Semana a semana, nuevos estudios y voces alertan sobre la crisis demográfica chilena. El rápido descenso en el número de nacimientos es una tendencia imparable desde el 2014. Este problema no se soluciona con el aumento de nacimientos de madres extranjeras y no revierte la tendencia de baja natalidad, porque, como se explicó la semana pasada en El Mercurio, “en el mediano y largo plazo irá disminuyendo porque los migrantes se van adaptando a la cultura del país de llegada”. Esto último es importante: ¿la cultura chilena es antinatalista? Porque, pareciera, que la cultura chilena desincentiva, a chilenos y extranjeros, tener más hijos.

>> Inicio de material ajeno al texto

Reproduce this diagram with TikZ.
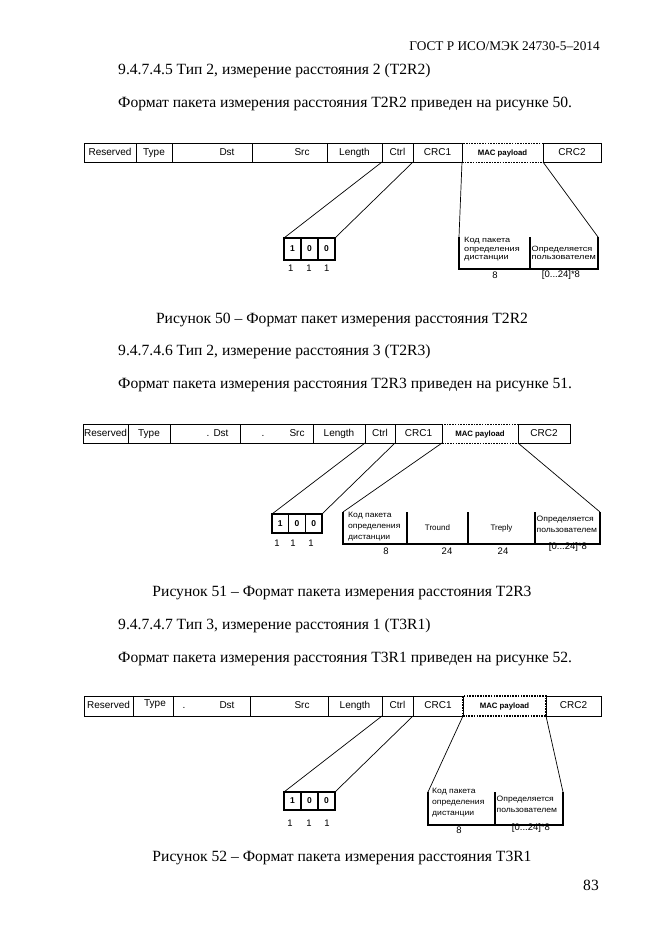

Algunos han analizado esta crisis mirando hacia adelante y los efectos que se producirían en los sistemas de salud y de pensiones, la economía y la fuerza laboral, etc.; como si fuera sólo un problema de números. Otros lo han abordado desde una perspectiva feminista, enfocándose en la decisión y motivos de la mujer para el “cuándo” de la maternidad, como si la decisión fuese individual. La Encuesta Bicentenario 2024 intenta revisar las causas que originan esta caída y también datos del INE dan luces al respecto, y abundan en razones del tipo priorizar la estabilidad económica y laboral, el miedo al fracaso, la falta de “preparación”, la excusa ambientalista, el sacrificio y costos que implica, etc.
Estas razones son las que han configurado, lentamente, una cultura que ha preferido que la mujer se incorpore al mundo laboral y trabaje de la forma en que los hombres trabajan y no considerando las particularidades propias y esenciales de la mujer. Una cultura que ha potenciado la estabilidad en todo orden de cosas (económico, académico, personal) antes de tomar el riesgo de tener uno o dos hijos, porque no estamos hablando de familias numerosas. Una cultura que ha demonizado al hombre como un opresor y violador por naturaleza. Una cultura que tiene al Estado atornillado dentro del hogar con voz y voto en cada decisión que se toma. Una cultura que ha privilegiado los derechos sobre los deberes, y el egoísmo sobre el sacrificio y el compromiso, que ha debilitado el matrimonio y las uniones sólidas entre padres e hijos en lugar de ofrecer ayuda para que sean duraderas. Una cultura que desgarra vestiduras por animalitos y plantitas, cuando hay familias, personas de carne y hueso, que sufren hambre. Una cultura en la que las autoridades no se atreven a decir verdades incómodas y establecer prioridades reales y prefiere bailar al ritmo del tweet, la funa y la encuesta. Una cultura que ha combinado exitosamente lo peor del liberalismo individualista, el socialismo estatista y el progresismo hedonista. Esa es la cultura chilena. Esa que se pasea, sin pudor, en los reality shows y se escribe, también sin pudor, en las leyes. Esa cultura es la que mueve la publicidad de las empresas y que apela a la pasión y no a la razón para, insaciablemente, comprar y consumir.
La crisis demográfica no se arreglará con políticas públicas que mejoren los números para tener sistemas de pensiones sostenibles en el tiempo. Se necesita algo mucho más permanente, inmutable. La cultura que garantizaba la existencia y desarrollo de las instituciones y comunidades que dan larga vida a los países, ya no existe. El cambio de switch debe alcanzar a las siguientes generaciones, y eso es un tema de educación. No basta con que nazcan más, si ellos no son (bien) educados. Porque los hijos no son números en un Excel sobre estadísticas de natalidad, sino personas que requieren de educación, autoridad, corrección y crianza, por padres que cuenten con apoyo para sortear las dificultades inevitables de vivir juntos y ayudarse mutuamente. Guste o no, mientras más tiempo estén juntos, mejor para sus hijos, y por eso el matrimonio es mejor que cualquier otra unión. No ver el problema en su totalidad es retrasar la catástrofe demográfica.
Chile abandonará su crisis antinatalista cuando apueste por una cultura natalista.